7 Thoughts on this Post

  1. Great post, Ray. One way to answer your last question will be to compare the amount of virtual ink spilled (we need new figures of speech) debating Obama’s vision of American exceptionalism, and the morality of our role in the world vis a vis Libya, with the amount spilled discussing the Rolling Stone article. Morally, I’d say, we must claim the horror. But practically, we rarely do.

    Further grist for the mill:
    Glenn Greenwald, “Obama and American Exceptionalism”

    and Andrew Sullivan, “Exceptional and Unexceptional America”

  2. I wish Jacob Heilbrunn would have gotten more into the *content* of neoconservative ideas in *They Knew They Were Right.* But it’s still a good read. Here’s a good dialog between Heilbrunn and Eli Lake of the late New York Sun:


    Also, check out Heilbrunn’s review of *Rosenfeld’s Lives,* which is a study of a particular member of 40’s and 50’s bohemia in New York:

    “Should anyone really care about Rosenfeld’s life or lives? One answer is simply that Zipperstein has rescued Rosenfeld from the condescension of posterity. But it’s also the case that the 1940s and 1950s were, I think, the seedbed of current political fights, when the New York intellectuals drifted into hostile camps, particularly in the form of neoconservatism. These feuds have their origins in, and owe their intensity to, the literary and political battles of that era. No recent book that I’ve seen does a more astute job of explicating them than Zipperstein’s fascinating study.”

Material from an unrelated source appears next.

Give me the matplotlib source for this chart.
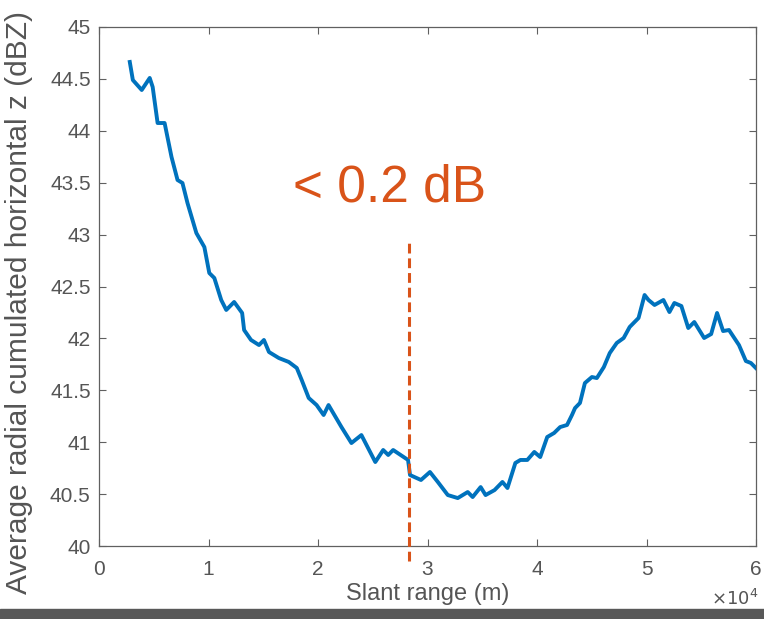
import numpy as np
import matplotlib.pyplot as plt
from matplotlib.patches import Rectangle

plt.rcParams['font.family'] = ['Liberation Sans', 'DejaVu Sans']

## 데이터 (slant range in 1e4 m, z in dBZ)
slant_range = [0.281, 0.309, 0.390, 0.463, 0.490, 0.535, 0.599, 0.662, 0.717, 0.762,
               0.808, 0.889, 0.962, 1.007, 1.053, 1.116, 1.162, 1.234, 1.307, 1.325,
               1.388, 1.461, 1.506, 1.552, 1.642, 1.733, 1.806, 1.851, 1.915, 1.987,
               2.051, 2.096, 2.214, 2.305, 2.396, 2.523, 2.595, 2.641, 2.686, 2.822,
               2.840, 2.940, 3.022, 3.094, 3.185, 3.276, 3.367, 3.412, 3.485, 3.530,
               3.612, 3.684, 3.730, 3.802, 3.848, 3.911, 3.975, 4.029, 4.093, 4.156,
               4.211, 4.274, 4.319, 4.347, 4.392, 4.437, 4.501, 4.546, 4.610, 4.664,
               4.728, 4.791, 4.846, 4.927, 4.982, 5.018, 5.073, 5.154, 5.209, 5.254,
               5.318, 5.381, 5.436, 5.526, 5.590, 5.644, 5.699, 5.753, 5.844, 5.907,
               5.953, 5.998]
z_avg = [44.663, 44.489, 44.393, 44.509, 44.422, 44.075, 44.075, 43.748, 43.526, 43.497,
         43.304, 43.015, 42.880, 42.630, 42.582, 42.370, 42.274, 42.351, 42.245, 42.081,
         41.985, 41.936, 41.985, 41.869, 41.811, 41.773, 41.715, 41.599, 41.426, 41.358,
         41.262, 41.358, 41.146, 40.992, 41.069, 40.809, 40.925, 40.877, 40.925, 40.829,
         40.684, 40.636, 40.713, 40.617, 40.491, 40.462, 40.520, 40.472, 40.568, 40.491,
         40.539, 40.617, 40.559, 40.800, 40.829, 40.829, 40.906, 40.857, 41.050, 41.089,
         41.146, 41.166, 41.262, 41.329, 41.378, 41.570, 41.628, 41.618, 41.724, 41.859,
         41.956, 42.004, 42.110, 42.197, 42.418, 42.370, 42.322, 42.370, 42.254, 42.341,
         42.312, 42.100, 42.158, 42.004, 42.042, 42.245, 42.071, 42.081, 41.936, 41.782,
         41.763, 41.715]
marker_x = 2.83
marker_top = 42.92
xticks = [0, 1, 2, 3, 4, 5, 6]
yticks = [40, 40.5, 41, 41.5, 42, 42.5, 43, 43.5, 44, 44.5, 45]

x = np.array(slant_range) * 1e4

fig = plt.figure(figsize=(7.64, 6.19), dpi=100)
ax = fig.add_axes([0.1296, 0.1179, 0.8600, 0.8385])

ax.plot(x, z_avg, color='#0072BD', linewidth=2.8, solid_joinstyle='round')
ax.plot([marker_x * 1e4, marker_x * 1e4], [39.86, marker_top], color='#D95319',
        linestyle=(0, (3.2, 1.6)), linewidth=2.2, clip_on=False, zorder=3)
ax.text(2.65e4, 43.45, '< 0.2 dB', color='#D95319', fontsize=37, ha='center', va='center')

ax.set_xlim(0, 6e4)
ax.set_ylim(40, 45)
ax.set_xticks([t * 1e4 for t in xticks])
ax.set_xticklabels([str(t) for t in xticks])
ax.set_yticks(yticks)
ax.set_yticklabels(['%g' % t for t in yticks])
ax.tick_params(direction='in', top=True, right=True, length=5, width=0.8,
               colors='#606060', labelsize=15, labelcolor='#555555', pad=6)
ax.tick_params(axis='x', pad=10)
for s in ax.spines.values():
    s.set_color('#606060')
    s.set_linewidth(0.9)

ax.set_xlabel('Slant range (m)', fontsize=17, color='#555555', labelpad=3)
ax.set_ylabel('Average radial cumulated horizontal z (dBZ)', fontsize=21.5, color='#555555')
ax.yaxis.set_label_coords(-0.1, 0.47)
fig.text(0.962, 0.033, r'$\times10^{4}$', fontsize=13, color='#555555', ha='center', va='center')

## 하단 회색 띠
fig.patches.append(Rectangle((0, 0), 1, 10 / 619, transform=fig.transFigure,
                             color='#585858', zorder=0))

fig.savefig('out.png', dpi=100)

  3. Our seeming inability to “claim the horror” may be one reason why there seems to be a general apathy, possibly aversion, toward addressing the Japan nuclear crisis that followed the earthquake and tsunami. With the engagement in Libya you could almost hear a national sigh of relief that we could legitimately turn our attention away from Japan and on the argument whether or not to call Libya another war, etc.

  4. Thanks to you all for your comments.

    One of the easiest criticism of my position is to ask when has any nation taken a moral accounting of its actions or even attempted to do so in a way that would lead to a genuine popular debate.

    A colleague of mine pointed out that in the wake of the Abu Ghraib crimes there was a general election in the US, including the election of the president. According to polls and reports in the press, the public couldn’t have cared less about the larger implications of Abu Ghraib. Even as they began to sour on the war in Iraq, it was difficult to determine exactly what kind of accounting had become apparent.

    Indeed Lydia, there was a perceptible sigh of relief when the photographs no longer appeared on television.

  5. Ray,
    The answer to the “when has any nation…” is found in the truth and reconciliation commissions. I’m just beginning to look into these, but the examples of South Korea, South Africa, and Chile are worth examining. There are obvious differences – in all cases the commissions followed a change in government more substantial than our every-4-years adjustment – but other nations have reckoned with the past. Of course, the biggest difference, is that in the above examples the “crimes” being investigated were perpetrated on the people of the nation. In our case, the victims have always been other (well, ever since the Civil War), and they have no voice.

  6. you could almost hear a national sigh of relief that we could legitimately turn our attention away

    Lydia, it would benefit me (and likely others) if you could speak with “I” statements and support your contentions with evidence of some kind. If by “you” you mean me, then you’re wrong; if by “you” you mean you, well, I have no idea.

    Where do you find evidence of “a general apathy, possibly aversion, toward addressing the Japan nuclear crisis”? Admittedly, I listen to NPR a lot and read only a handful of other media outlets, but I haven’t seen anything I could categorize as “apathy.” If you provided some evidence I would be able to re-calibrate my view, perhaps.